Autrement dit, vouloir assouvir ce désir, qui est une soif d’être, par une série sans fin de biens matériels et d’agréments psychiques – forcément limités et relatifs car relevant de l’avoir – est une illusion. Or, tout le système CPC repose sur cette illusion. Il s’ingénie, via notamment la publicité et les médias, à dés-orienter notre désir, à le dégrader en envies (de consommation), à faire passer ces envies pour des besoins (plus ou moins compulsifs) que le marché pourra satisfaire. Magnifique confusion entre besoins, envies et désir! Cette confusion est l’une des caractéristiques du système CPC et l’un des moteurs de sa logique addictive.
Intégrer les autres dans ma soif d’être
On voit là, par cette manipulation de notre puissance de désir, à quel point la matrice économique est inscrite au plus profond de notre être. Cela signifie notamment deux choses. D’abord, que les chemins de transformation intérieure et de reconnexion à la source qui sont proposés par les grandes traditions spirituelles, ont en réalité une dimension éminemment politique. Ils reviennent en effet, dans la mesure où ils sont authentiques et suivis de manière conséquente, à effectuer un travail de conscience et de libération par rapport aux ressorts les plus intimes qui – une fois captés et instrumentalisés – nous rendent participants et complices du système CPC.

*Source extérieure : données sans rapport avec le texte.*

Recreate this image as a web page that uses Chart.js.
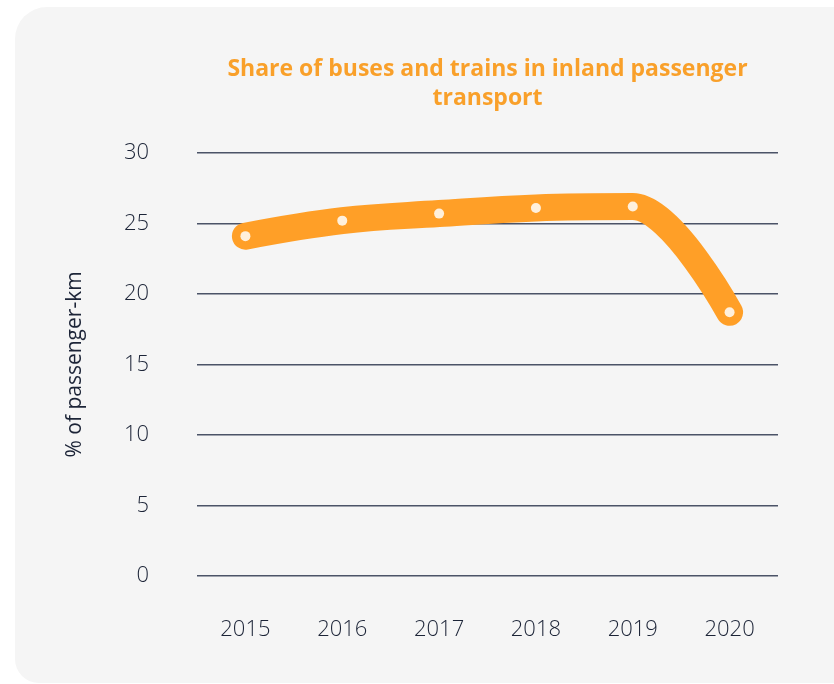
<!DOCTYPE html>
<html>
<head>
<meta charset="utf-8">
<script src="https://cdn.jsdelivr.net/npm/chart.js@4"></script>
<style>
  html, body { margin: 0; padding: 0; background: #ffffff; }
  body { width: 834px; height: 684px; position: relative; overflow: hidden; }
  .card {
    position: absolute; left: 15px; top: 7px; width: 860px; height: 676px;
    background: #f5f5f5; border-radius: 32px 32px 32px 24px;
  }
  #wrap { position: absolute; left: 0; top: 0; width: 834px; height: 684px; }
</style>
</head>
<body>
<div class="card"></div>
<div id="wrap"><canvas id="myChart" width="834" height="684"></canvas></div>
<script>
const years = ['2015', '2016', '2017', '2018', '2019', '2020'];
const shareValues = [24.1, 25.2, 25.7, 26.1, 26.2, 18.7];
const yTicks = [0, 5, 10, 15, 20, 25, 30];

const orange = '#ff9f27';
const navy = '#1c2437';

// spline smoothing: control points at 1/2.5 of the gap, kept between neighbouring y values,
// and the end points act as their own control points
const smoothSpline = {
    id: 'smoothSpline',
    beforeDatasetsDraw(chart) {
        const k = 1.5;
        chart.getSortedVisibleDatasetMetas().forEach(meta => {
            const line = meta.dataset;
            const pts = meta.data;
            if (!line || pts.length < 2) return;
            line.updateControlPoints(chart.chartArea, 'x');
            const n = pts.length - 1;
            pts.forEach((p, i) => {
                if (i === 0 || i === n) {
                    p.cp1x = p.cp2x = p.x;
                    p.cp1y = p.cp2y = p.y;
                    return;
                }
                const prev = pts[i - 1], next = pts[i + 1];
                const lx = (k * p.x + prev.x) / (k + 1);
                let ly = (k * p.y + prev.y) / (k + 1);
                const rx = (k * p.x + next.x) / (k + 1);
                let ry = (k * p.y + next.y) / (k + 1);
                const corr = ((ry - ly) * (rx - p.x)) / (rx - lx) + p.y - ry;
                ly += corr;
                ry += corr;
                if (ly > prev.y && ly > p.y) { ly = Math.max(prev.y, p.y); ry = 2 * p.y - ly; }
                else if (ly < prev.y && ly < p.y) { ly = Math.min(prev.y, p.y); ry = 2 * p.y - ly; }
                if (ry > next.y && ry > p.y) { ry = Math.max(next.y, p.y); ly = 2 * p.y - ry; }
                else if (ry < next.y && ry < p.y) { ry = Math.min(next.y, p.y); ly = 2 * p.y - ry; }
                p.cp1x = lx; p.cp1y = ly;
                p.cp2x = rx; p.cp2y = ry;
            });
        });
    }
};

const ctx = document.getElementById('myChart').getContext('2d');
new Chart(ctx, {
    type: 'line',
    data: {
        labels: years,
        datasets: [{
            label: 'Share',
            data: shareValues,
            borderColor: orange,
            borderWidth: 27,
            borderCapStyle: 'round',
            borderJoinStyle: 'round',
            tension: 0.4,
            pointRadius: 5,
            pointBorderWidth: 0,
            pointBackgroundColor: '#fff0dc',
            fill: false
        }]
    },
    options: {
        responsive: false,
        animation: false,
        layout: { padding: { left: 58, right: 56, top: 0, bottom: 41 } },
        plugins: {
            legend: { display: false },
            tooltip: { enabled: false },
            title: {
                display: true,
                fullSize: false,
                text: ['Share of buses and trains in inland passenger', 'transport'],
                color: '#f9a02a',
                font: { family: 'Open Sans', size: 23, weight: 'bold', lineHeight: 1.26 },
                padding: { top: 55, bottom: 40 }
            }
        },
        scales: {
            x: {
                offset: true,
                afterFit: (axis) => { axis.height = 67; },
                grid: { display: false, drawTicks: false },
                border: { display: false },
                ticks: {
                    color: navy,
                    padding: 41,
                    font: { family: 'Open Sans', size: 22, weight: 300 }
                }
            },
            y: {
                min: 0,
                max: 30,
                afterBuildTicks: (axis) => { axis.ticks = yTicks.map(v => ({ value: v })); },
                afterFit: (axis) => { axis.width = 139; },
                border: { display: false },
                grid: { color: '#4b5367', lineWidth: 1.5, drawTicks: false },
                ticks: {
                    color: navy,
                    padding: 48,
                    font: { family: 'Open Sans', size: 22, weight: 300 }
                },
                title: {
                    display: true,
                    text: '% of passenger-km',
                    color: navy,
                    font: { family: 'Open Sans', size: 21 }
                }
            }
        }
    },
    plugins: [smoothSpline]
});
</script>
</body>
</html>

Jamais peut-être dans l’histoire de l’humanité, l’ego et ses passions n’ont été à ce point l’effet des structures socio-économiques dans lesquelles nous sommes immergés.
Ensuite, tout fondamental et premier qu’il soit, le travail personnel de transformation spirituelle ne suffit pas. Si nous entendons œuvrer d’une façon crédible au changement de paradigme en cours et plus nécessaire que jamais, il doit être complété par un engagement citoyen visant une transformation structurelle du monde. Certes, la racine ultime des problèmes écologiques et sociaux est spirituelle. Elle a à voir avec l’orgueil humain, l’avidité, l’ignorance, les «poisons» de l’âme si bien décrit par le bouddhisme. En même temps, jamais peut-être dans l’histoire de l’humanité, l’ego et ses passions n’ont été à ce point l’effet des structures socio-économiques dans lesquelles nous sommes immergés.
Il convient donc, pour la guérison de la personne et de la planète, d’agir aussi pour la transformation des structures et des institutions – sociales, politiques, économiques – qui, dès l’enfance, déforment et formatent notre puissance de désir pour la couper de sa source, la dévier de sa finalité, l’embouteiller et l’arraisonner à la logique du marché. C’est ainsi, par cette articulation entre transformation de soi et transformation du monde, que la quête de moyens de satisfaire ma soif d’être et de vie prendra en compte, embrassera, intégrera la soif d’être et de vie des autres. Car sans les autres – humains et non humains – ma joie ne sera jamais complète.